Reviews of Egypt’s previous IMF loan program near completion: The IMF’s long-stalled first and second reviews of Egypt’s USD 3 bn loan program are in their final stages and are expected to be completed “in a few short weeks,” IMF Managing Director Kristalina Georgieva told Asharq Business yesterday on the sidelines of the World Governments Summit in Dubai. Egyptian officials and the IMF have already agreed on all “the key issues for the review,” Georgieva told Al Arabiya Business in a separate interview at the summit.

More encouraging words on the size of the package: Georgieva said that the Fund is preparing a “large amount” of additional funding to “give a dose of confidence to the Egyptian economy by enhancing the size of the support program.”

No word on the exact size of the package, but Enterprise sources with knowledge have put it in the USD 6-9 bn ballpark. Meanwhile, one government source believes the government is closing in on a combined USD 12 bn in financing, with the IMF doubling the value of the package it had offered to USD 6 bn and other, unnamed “development partners” contributing a further USD 6 bn — a figure echoe by Gooldman Sachs.

Multiple exchange rates are “disastrous” for Egypt, Georgieva told Al Arabiya Business. She emphasized the need for Egypt to move in a direction that allows the exchange rate to be determined by market forces and eliminate the parallel market. Georgieva has been very vocal about the need for Egypt to devalue its currency, explaining that otherwise the country risks bleeding reserves.
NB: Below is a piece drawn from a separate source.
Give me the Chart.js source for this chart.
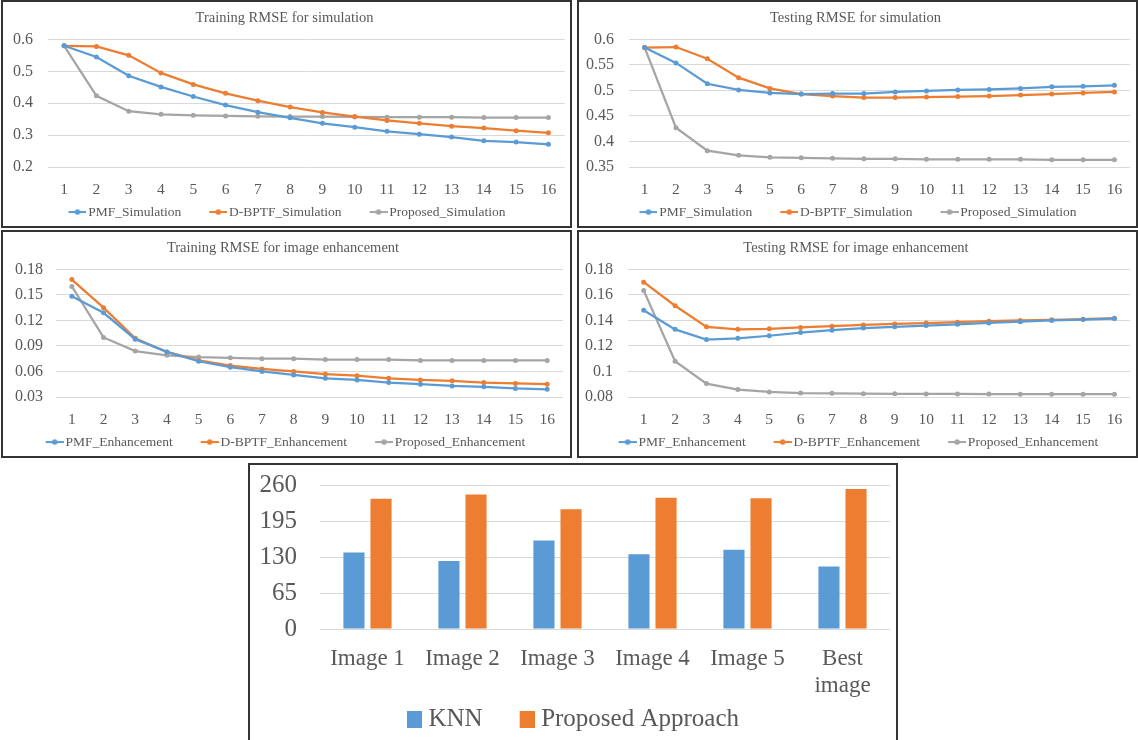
<!DOCTYPE html>
<html>
<head>
<meta charset="utf-8">
<script src="https://cdn.jsdelivr.net/npm/chart.js@4.4.1/dist/chart.umd.min.js"></script>
<style>
  body { margin: 0; background: #fff; width: 1138px; height: 740px; overflow: hidden; position: relative; }
  .panel { position: absolute; box-sizing: border-box; border: 2px solid #333; background: #fff; }
  .panel canvas { display: block; }
</style>
</head>
<body>
<div class="panel" style="left:1px;top:0;width:571px;height:228px"><canvas id="trainSim" width="567" height="224"></canvas></div>
<div class="panel" style="left:577px;top:0;width:561px;height:228px"><canvas id="testSim" width="557" height="224"></canvas></div>
<div class="panel" style="left:1px;top:230px;width:571px;height:228px"><canvas id="trainEnh" width="567" height="224"></canvas></div>
<div class="panel" style="left:577px;top:230px;width:561px;height:228px"><canvas id="testEnh" width="557" height="224"></canvas></div>
<div class="panel" style="left:248px;top:463px;width:650px;height:282px"><canvas id="bars" width="646" height="278"></canvas></div>

<script>
const iterations = ['1','2','3','4','5','6','7','8','9','10','11','12','13','14','15','16'];

// Training RMSE for simulation
const trainSimPMF      = [0.58, 0.545, 0.486, 0.451, 0.421, 0.394, 0.372, 0.354, 0.337, 0.325, 0.312, 0.303, 0.294, 0.282, 0.278, 0.271];
const trainSimDBPTF    = [0.58, 0.578, 0.55, 0.495, 0.459, 0.431, 0.408, 0.388, 0.371, 0.358, 0.346, 0.337, 0.328, 0.322, 0.314, 0.307];
const trainSimProposed = [0.58, 0.423, 0.375, 0.365, 0.362, 0.36, 0.359, 0.358, 0.358, 0.357, 0.356, 0.356, 0.356, 0.355, 0.355, 0.355];

// Testing RMSE for simulation
const testSimPMF      = [0.584, 0.554, 0.513, 0.501, 0.495, 0.493, 0.494, 0.494, 0.497, 0.499, 0.501, 0.502, 0.504, 0.507, 0.508, 0.51];
const testSimDBPTF    = [0.584, 0.585, 0.562, 0.525, 0.504, 0.493, 0.489, 0.486, 0.486, 0.487, 0.488, 0.489, 0.491, 0.493, 0.495, 0.497];
const testSimProposed = [0.584, 0.427, 0.382, 0.373, 0.369, 0.368, 0.367, 0.366, 0.366, 0.365, 0.365, 0.365, 0.365, 0.364, 0.364, 0.364];

// Training RMSE for image enhancement
const trainEnhPMF      = [0.1485, 0.129, 0.098, 0.083, 0.072, 0.065, 0.06, 0.056, 0.052, 0.05, 0.047, 0.045, 0.043, 0.042, 0.04, 0.039];
const trainEnhDBPTF    = [0.168, 0.135, 0.099, 0.083, 0.073, 0.067, 0.063, 0.06, 0.057, 0.055, 0.052, 0.05, 0.049, 0.047, 0.046, 0.045];
const trainEnhProposed = [0.16, 0.1, 0.084, 0.079, 0.077, 0.076, 0.075, 0.075, 0.074, 0.074, 0.074, 0.073, 0.073, 0.073, 0.073, 0.073];

// Testing RMSE for image enhancement
const testEnhPMF      = [0.148, 0.133, 0.125, 0.126, 0.128, 0.1305, 0.1324, 0.134, 0.135, 0.136, 0.137, 0.138, 0.139, 0.14, 0.1407, 0.1415];
const testEnhDBPTF    = [0.17, 0.1515, 0.135, 0.133, 0.1334, 0.1345, 0.1355, 0.1365, 0.1373, 0.1379, 0.1386, 0.1394, 0.14, 0.1405, 0.141, 0.1418];
const testEnhProposed = [0.1635, 0.108, 0.0905, 0.0858, 0.084, 0.0831, 0.0829, 0.0826, 0.0825, 0.0824, 0.0824, 0.0823, 0.0822, 0.0822, 0.0822, 0.0822];

// bar chart
const images = ['Image 1', 'Image 2', 'Image 3', 'Image 4', 'Image 5', ['Best', 'image']];
const knnValues = [138, 123, 160, 135, 143, 113];
const proposedValues = [235, 243, 216, 237, 236, 253];

const BLUE = '#5B9BD5', ORANGE = '#ED7D31', GREY = '#A5A5A5', TEXT = '#595959';
const FONT = "'Liberation Serif', 'DejaVu Serif', serif";

// legend marker: line with a dot, pushed to the right edge so it sits close to the text
function lineMarker(color) {
  const c = document.createElement('canvas');
  c.width = 28; c.height = 8;
  const g = c.getContext('2d');
  g.strokeStyle = color; g.lineWidth = 2;
  g.beginPath(); g.moveTo(10, 4); g.lineTo(28, 4); g.stroke();
  g.fillStyle = color;
  g.beginPath(); g.arc(19, 4, 2.8, 0, Math.PI * 2); g.fill();
  return c;
}

function boxMarker(color) {
  const c = document.createElement('canvas');
  c.width = 27; c.height = 17;
  const g = c.getContext('2d');
  g.fillStyle = color;
  g.fillRect(12, 0, 15, 17);
  return c;
}

// the legend keeps its wide horizontal padding, but only `gap` px of it above the row
const tightLegend = {
  id: 'tightLegend',
  beforeLayout(chart, args, opts) {
    const lg = chart.legend;
    if (lg && !lg._tight) {
      const fit = lg.fit;
      lg.fit = function () { fit.call(this); this.height -= this.options.labels.padding - opts.gap; };
      lg._tight = true;
    }
  },
  afterLayout(chart, args, opts) {
    const lg = chart.legend;
    lg.top -= lg.options.labels.padding - opts.gap;
  },
};

const trimNum = v => String(+Number(v).toFixed(4));

function lineChart(id, title, names, series, yMin, yMax, step, geo) {
  const colors = [BLUE, ORANGE, GREY];
  new Chart(document.getElementById(id), {
    type: 'line',
    data: {
      labels: iterations,
      datasets: series.map((s, i) => ({
        label: names[i],
        data: s,
        borderColor: colors[i],
        backgroundColor: colors[i],
        borderWidth: 2.25,
        pointRadius: 2.5,
        pointBorderWidth: 0,
        tension: 0,
      })),
    },
    plugins: [tightLegend],
    options: {
      responsive: false,
      animation: false,
      layout: { padding: { left: 0, right: geo.right, top: 0, bottom: -2.8 } },
      plugins: {
        tightLegend: { gap: 6 },
        title: {
          display: true, text: title, color: TEXT,
          font: { family: FONT, size: 14.5, weight: 'normal' },
          padding: { top: 7, bottom: 13 },
        },
        legend: {
          position: 'bottom',
          labels: {
            color: TEXT, font: { family: FONT, size: 13.5 },
            usePointStyle: true, pointStyleWidth: 18, boxHeight: 8, padding: 23,
            generateLabels: chart => Chart.defaults.plugins.legend.labels.generateLabels(chart)
              .map((it, i) => Object.assign(it, { pointStyle: lineMarker(colors[i]) })),
          },
        },
        tooltip: { enabled: false },
      },
      scales: {
        x: {
          offset: true,
          grid: { display: false, drawTicks: false },
          border: { display: false },
          ticks: { color: TEXT, font: { family: FONT, size: 15.5 }, padding: 13.7, maxRotation: 0, autoSkip: false },
          afterFit: s => { s.height = 13.7 + 18.6; },
        },
        y: {
          min: yMin, max: yMax,
          ticks: { stepSize: step, color: TEXT, font: { family: FONT, size: 16 }, padding: 0, autoSkip: false, callback: trimNum },
          grid: { color: '#D9D9D9', tickLength: geo.gap, tickColor: 'transparent' },
          border: { display: false },
          afterFit: s => { s.width = geo.left; },
        },
      },
    },
  });
}

lineChart('trainSim', 'Training RMSE for simulation',
  ['PMF_Simulation', 'D-BPTF_Simulation', 'Proposed_Simulation'],
  [trainSimPMF, trainSimDBPTF, trainSimProposed], 0.2, 0.6, 0.1, { left: 45, gap: 15, right: 4 });

lineChart('testSim', 'Testing RMSE for simulation',
  ['PMF_Simulation', 'D-BPTF_Simulation', 'Proposed_Simulation'],
  [testSimPMF, testSimDBPTF, testSimProposed], 0.35, 0.6, 0.05, { left: 50, gap: 15, right: 4 });

lineChart('trainEnh', 'Training RMSE for image enhancement',
  ['PMF_Enhancement', 'D-BPTF_Enhancement', 'Proposed_Enhancement'],
  [trainEnhPMF, trainEnhDBPTF, trainEnhProposed], 0.03, 0.18, 0.03, { left: 53, gap: 13, right: 7 });

lineChart('testEnh', 'Testing RMSE for image enhancement',
  ['PMF_Enhancement', 'D-BPTF_Enhancement', 'Proposed_Enhancement'],
  [testEnhPMF, testEnhDBPTF, testEnhProposed], 0.08, 0.18, 0.02, { left: 49, gap: 15, right: 3 });

const barColors = [BLUE, ORANGE];
new Chart(document.getElementById('bars'), {
  type: 'bar',
  data: {
    labels: images,
    datasets: [
      { label: 'KNN', data: knnValues, backgroundColor: BLUE },
      { label: 'Proposed Approach', data: proposedValues, backgroundColor: ORANGE },
    ],
  },
  plugins: [tightLegend],
  options: {
    responsive: false,
    animation: false,
    layout: { padding: { left: 0, right: 6, top: 20, bottom: 1.5 } },
    datasets: { bar: { categoryPercentage: 0.57, barPercentage: 0.78 } },
    plugins: {
      tightLegend: { gap: 7.8 },
      legend: {
        position: 'bottom',
        labels: {
          color: TEXT, font: { family: FONT, size: 25 },
          usePointStyle: true, pointStyleWidth: 15, boxHeight: 17, padding: 31,
          generateLabels: chart => Chart.defaults.plugins.legend.labels.generateLabels(chart)
            .map((it, i) => Object.assign(it, { pointStyle: boxMarker(barColors[i]) })),
        },
      },
      tooltip: { enabled: false },
    },
    scales: {
      x: {
        grid: { display: false, drawTicks: false },
        border: { display: false },
        ticks: { color: TEXT, font: { family: FONT, size: 23, lineHeight: 1.15 }, padding: 16.8, maxRotation: 0, autoSkip: false },
        afterFit: s => { s.height = 16.8 + 2 * 23 * 1.15; },
      },
      y: {
        min: 0, max: 260,
        ticks: { stepSize: 65, color: TEXT, font: { family: FONT, size: 25 }, padding: 0, autoSkip: false },
        grid: { color: '#D9D9D9', tickLength: 23, tickColor: 'transparent' },
        border: { display: false },
        afterFit: s => { s.width = 70; },
      },
    },
  },
});
</script>
</body>
</html>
No full float on the cards: Georgieva confirmed that the Fund’s talks with Egypt have been about a more flexible exchange rate, but not a float of the EGP. The Fund is currently waiting on Egyptian authorities to allow a more flexible exchange rate and fulfill other conditions before it grants us more funding, she added, without specifying what those other promises are.

Reducing inflation is still the main target: “Policy makers in Egypt must focus on inflation,” Georgieva told Asharq Business, reiterating earlier comments from the international lender’s director of communications, Julie Kozack, who said last month that the IMF is supporting the government “to reduce inflation and to gradually move to an inflation-targeting regime.”

IMF calms tone on state asset sales: “The situation in Gaza has put pressure on Egypt, including its state assets sales program, and we want Egypt to sell at the appropriate time,” Georgieva said. She called for the government to not “rush to sell shares in government companies under the current circumstances,” in contrast to the Fund’s position in April last year, when it postponed the first review of the country’s USD 3 bn assistance package partly due to the lack of progress on privatizing state-owned companies.